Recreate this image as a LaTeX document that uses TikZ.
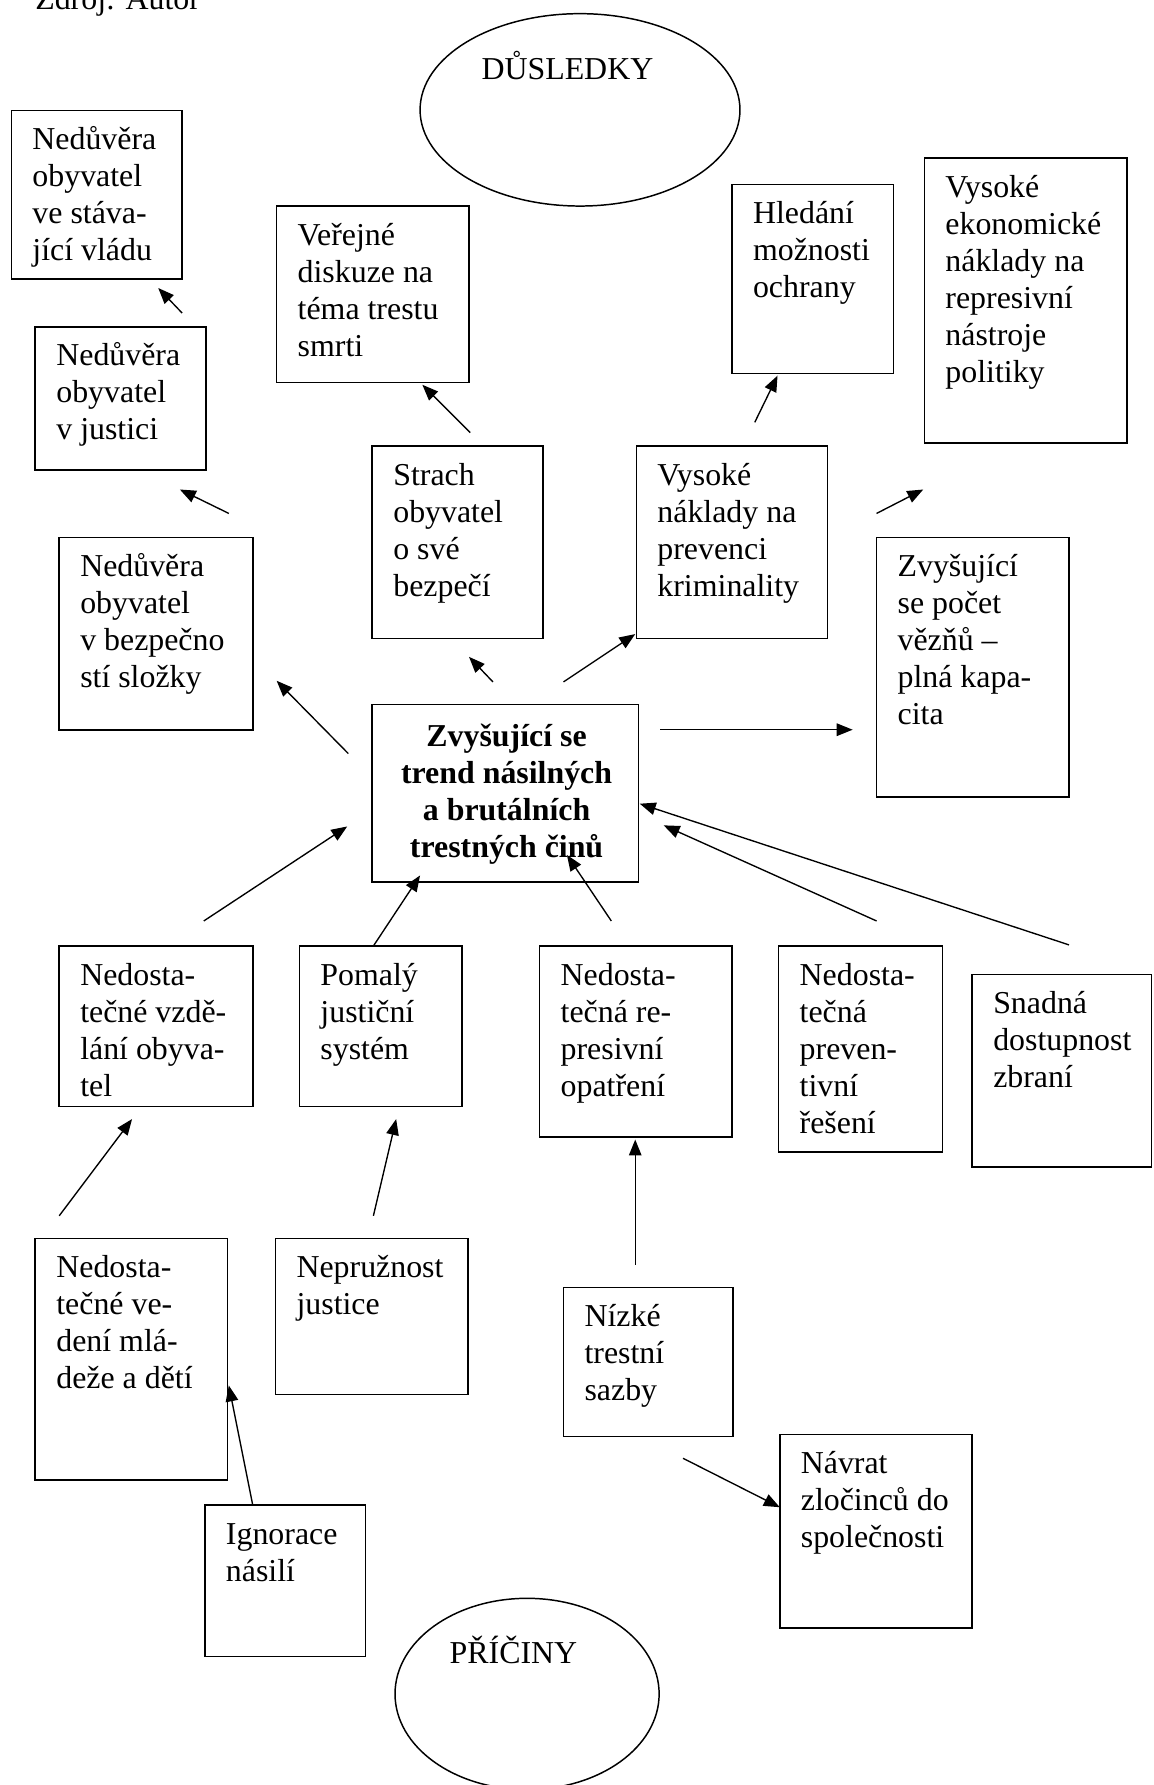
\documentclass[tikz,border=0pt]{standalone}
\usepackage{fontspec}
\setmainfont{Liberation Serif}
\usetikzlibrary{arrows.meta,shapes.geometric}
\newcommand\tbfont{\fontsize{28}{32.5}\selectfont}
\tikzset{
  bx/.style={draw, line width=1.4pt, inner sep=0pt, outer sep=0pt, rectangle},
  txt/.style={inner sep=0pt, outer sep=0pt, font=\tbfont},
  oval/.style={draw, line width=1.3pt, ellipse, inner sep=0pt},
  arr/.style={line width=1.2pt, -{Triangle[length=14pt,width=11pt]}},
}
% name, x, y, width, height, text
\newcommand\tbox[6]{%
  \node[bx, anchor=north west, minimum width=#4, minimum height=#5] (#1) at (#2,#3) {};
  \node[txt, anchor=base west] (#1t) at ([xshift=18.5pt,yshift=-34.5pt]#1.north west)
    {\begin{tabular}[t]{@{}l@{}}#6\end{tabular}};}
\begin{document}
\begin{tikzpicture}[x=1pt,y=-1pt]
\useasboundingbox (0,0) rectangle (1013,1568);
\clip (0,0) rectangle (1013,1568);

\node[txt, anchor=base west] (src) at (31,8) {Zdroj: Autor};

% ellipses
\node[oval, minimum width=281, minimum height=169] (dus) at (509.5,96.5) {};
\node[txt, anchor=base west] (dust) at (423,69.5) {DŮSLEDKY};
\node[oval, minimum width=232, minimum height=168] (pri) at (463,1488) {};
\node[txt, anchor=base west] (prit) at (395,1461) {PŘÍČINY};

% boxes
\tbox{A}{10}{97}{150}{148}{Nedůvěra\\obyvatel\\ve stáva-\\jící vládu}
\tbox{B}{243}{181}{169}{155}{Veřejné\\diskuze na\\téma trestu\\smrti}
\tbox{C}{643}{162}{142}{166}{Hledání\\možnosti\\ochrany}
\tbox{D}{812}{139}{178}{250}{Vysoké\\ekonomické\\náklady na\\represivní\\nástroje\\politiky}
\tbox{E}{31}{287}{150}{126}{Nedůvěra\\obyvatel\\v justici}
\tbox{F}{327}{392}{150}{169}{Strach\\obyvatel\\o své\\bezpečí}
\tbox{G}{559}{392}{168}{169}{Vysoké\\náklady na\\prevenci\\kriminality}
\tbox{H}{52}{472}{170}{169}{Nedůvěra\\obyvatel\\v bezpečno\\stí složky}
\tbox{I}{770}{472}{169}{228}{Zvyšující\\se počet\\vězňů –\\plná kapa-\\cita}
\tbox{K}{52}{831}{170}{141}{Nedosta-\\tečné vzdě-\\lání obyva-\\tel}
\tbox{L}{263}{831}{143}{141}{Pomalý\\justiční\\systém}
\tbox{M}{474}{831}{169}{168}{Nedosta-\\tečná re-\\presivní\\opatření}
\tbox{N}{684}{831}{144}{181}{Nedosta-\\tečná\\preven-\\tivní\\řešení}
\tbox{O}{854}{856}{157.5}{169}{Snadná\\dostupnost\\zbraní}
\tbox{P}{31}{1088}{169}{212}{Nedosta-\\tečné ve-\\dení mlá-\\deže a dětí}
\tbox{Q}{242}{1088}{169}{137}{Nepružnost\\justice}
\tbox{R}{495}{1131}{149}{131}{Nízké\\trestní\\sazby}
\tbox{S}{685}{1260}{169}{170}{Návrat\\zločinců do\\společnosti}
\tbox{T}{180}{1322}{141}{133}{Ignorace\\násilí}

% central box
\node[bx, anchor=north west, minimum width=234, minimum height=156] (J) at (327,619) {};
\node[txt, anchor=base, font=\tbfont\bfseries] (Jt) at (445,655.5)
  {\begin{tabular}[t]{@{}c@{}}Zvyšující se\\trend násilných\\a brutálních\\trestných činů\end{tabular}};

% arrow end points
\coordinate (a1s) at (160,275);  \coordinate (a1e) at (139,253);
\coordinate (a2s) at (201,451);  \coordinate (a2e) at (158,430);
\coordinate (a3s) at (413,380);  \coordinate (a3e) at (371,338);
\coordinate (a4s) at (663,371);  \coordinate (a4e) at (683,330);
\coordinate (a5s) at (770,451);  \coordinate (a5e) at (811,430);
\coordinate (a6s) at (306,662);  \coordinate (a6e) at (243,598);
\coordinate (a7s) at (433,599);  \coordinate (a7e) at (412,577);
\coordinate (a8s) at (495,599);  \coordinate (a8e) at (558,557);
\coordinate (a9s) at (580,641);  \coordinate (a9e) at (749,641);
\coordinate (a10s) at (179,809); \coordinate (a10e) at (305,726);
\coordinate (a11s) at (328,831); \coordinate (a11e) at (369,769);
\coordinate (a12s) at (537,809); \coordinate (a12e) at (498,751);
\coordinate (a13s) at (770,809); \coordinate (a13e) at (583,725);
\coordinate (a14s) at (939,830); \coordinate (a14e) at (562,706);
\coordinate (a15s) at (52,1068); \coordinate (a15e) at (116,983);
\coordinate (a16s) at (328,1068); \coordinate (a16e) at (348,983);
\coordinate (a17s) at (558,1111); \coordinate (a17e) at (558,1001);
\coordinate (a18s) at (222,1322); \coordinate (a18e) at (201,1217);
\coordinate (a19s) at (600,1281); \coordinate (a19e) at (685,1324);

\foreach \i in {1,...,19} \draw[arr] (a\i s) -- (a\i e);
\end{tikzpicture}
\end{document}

+++++

*Your goal:* Without the pictures, repeat the listing above exactly.

*Completed exercise:*
Recreate this image as a LaTeX document that uses TikZ.
\documentclass[tikz,border=0pt]{standalone}
\usepackage{fontspec}
\setmainfont{Liberation Serif}
\usetikzlibrary{arrows.meta,shapes.geometric}
\newcommand\tbfont{\fontsize{28}{32.5}\selectfont}
\tikzset{
  bx/.style={draw, line width=1.4pt, inner sep=0pt, outer sep=0pt, rectangle},
  txt/.style={inner sep=0pt, outer sep=0pt, font=\tbfont},
  oval/.style={draw, line width=1.3pt, ellipse, inner sep=0pt},
  arr/.style={line width=1.2pt, -{Triangle[length=14pt,width=11pt]}},
}
% name, x, y, width, height, text
\newcommand\tbox[6]{%
  \node[bx, anchor=north west, minimum width=#4, minimum height=#5] (#1) at (#2,#3) {};
  \node[txt, anchor=base west] (#1t) at ([xshift=18.5pt,yshift=-34.5pt]#1.north west)
    {\begin{tabular}[t]{@{}l@{}}#6\end{tabular}};}
\begin{document}
\begin{tikzpicture}[x=1pt,y=-1pt]
\useasboundingbox (0,0) rectangle (1013,1568);
\clip (0,0) rectangle (1013,1568);

\node[txt, anchor=base west] (src) at (31,8) {Zdroj: Autor};

% ellipses
\node[oval, minimum width=281, minimum height=169] (dus) at (509.5,96.5) {};
\node[txt, anchor=base west] (dust) at (423,69.5) {DŮSLEDKY};
\node[oval, minimum width=232, minimum height=168] (pri) at (463,1488) {};
\node[txt, anchor=base west] (prit) at (395,1461) {PŘÍČINY};

% boxes
\tbox{A}{10}{97}{150}{148}{Nedůvěra\\obyvatel\\ve stáva-\\jící vládu}
\tbox{B}{243}{181}{169}{155}{Veřejné\\diskuze na\\téma trestu\\smrti}
\tbox{C}{643}{162}{142}{166}{Hledání\\možnosti\\ochrany}
\tbox{D}{812}{139}{178}{250}{Vysoké\\ekonomické\\náklady na\\represivní\\nástroje\\politiky}
\tbox{E}{31}{287}{150}{126}{Nedůvěra\\obyvatel\\v justici}
\tbox{F}{327}{392}{150}{169}{Strach\\obyvatel\\o své\\bezpečí}
\tbox{G}{559}{392}{168}{169}{Vysoké\\náklady na\\prevenci\\kriminality}
\tbox{H}{52}{472}{170}{169}{Nedůvěra\\obyvatel\\v bezpečno\\stí složky}
\tbox{I}{770}{472}{169}{228}{Zvyšující\\se počet\\vězňů –\\plná kapa-\\cita}
\tbox{K}{52}{831}{170}{141}{Nedosta-\\tečné vzdě-\\lání obyva-\\tel}
\tbox{L}{263}{831}{143}{141}{Pomalý\\justiční\\systém}
\tbox{M}{474}{831}{169}{168}{Nedosta-\\tečná re-\\presivní\\opatření}
\tbox{N}{684}{831}{144}{181}{Nedosta-\\tečná\\preven-\\tivní\\řešení}
\tbox{O}{854}{856}{157.5}{169}{Snadná\\dostupnost\\zbraní}
\tbox{P}{31}{1088}{169}{212}{Nedosta-\\tečné ve-\\dení mlá-\\deže a dětí}
\tbox{Q}{242}{1088}{169}{137}{Nepružnost\\justice}
\tbox{R}{495}{1131}{149}{131}{Nízké\\trestní\\sazby}
\tbox{S}{685}{1260}{169}{170}{Návrat\\zločinců do\\společnosti}
\tbox{T}{180}{1322}{141}{133}{Ignorace\\násilí}

% central box
\node[bx, anchor=north west, minimum width=234, minimum height=156] (J) at (327,619) {};
\node[txt, anchor=base, font=\tbfont\bfseries] (Jt) at (445,655.5)
  {\begin{tabular}[t]{@{}c@{}}Zvyšující se\\trend násilných\\a brutálních\\trestných činů\end{tabular}};

% arrow end points
\coordinate (a1s) at (160,275);  \coordinate (a1e) at (139,253);
\coordinate (a2s) at (201,451);  \coordinate (a2e) at (158,430);
\coordinate (a3s) at (413,380);  \coordinate (a3e) at (371,338);
\coordinate (a4s) at (663,371);  \coordinate (a4e) at (683,330);
\coordinate (a5s) at (770,451);  \coordinate (a5e) at (811,430);
\coordinate (a6s) at (306,662);  \coordinate (a6e) at (243,598);
\coordinate (a7s) at (433,599);  \coordinate (a7e) at (412,577);
\coordinate (a8s) at (495,599);  \coordinate (a8e) at (558,557);
\coordinate (a9s) at (580,641);  \coordinate (a9e) at (749,641);
\coordinate (a10s) at (179,809); \coordinate (a10e) at (305,726);
\coordinate (a11s) at (328,831); \coordinate (a11e) at (369,769);
\coordinate (a12s) at (537,809); \coordinate (a12e) at (498,751);
\coordinate (a13s) at (770,809); \coordinate (a13e) at (583,725);
\coordinate (a14s) at (939,830); \coordinate (a14e) at (562,706);
\coordinate (a15s) at (52,1068); \coordinate (a15e) at (116,983);
\coordinate (a16s) at (328,1068); \coordinate (a16e) at (348,983);
\coordinate (a17s) at (558,1111); \coordinate (a17e) at (558,1001);
\coordinate (a18s) at (222,1322); \coordinate (a18e) at (201,1217);
\coordinate (a19s) at (600,1281); \coordinate (a19e) at (685,1324);

\foreach \i in {1,...,19} \draw[arr] (a\i s) -- (a\i e);
\end{tikzpicture}
\end{document}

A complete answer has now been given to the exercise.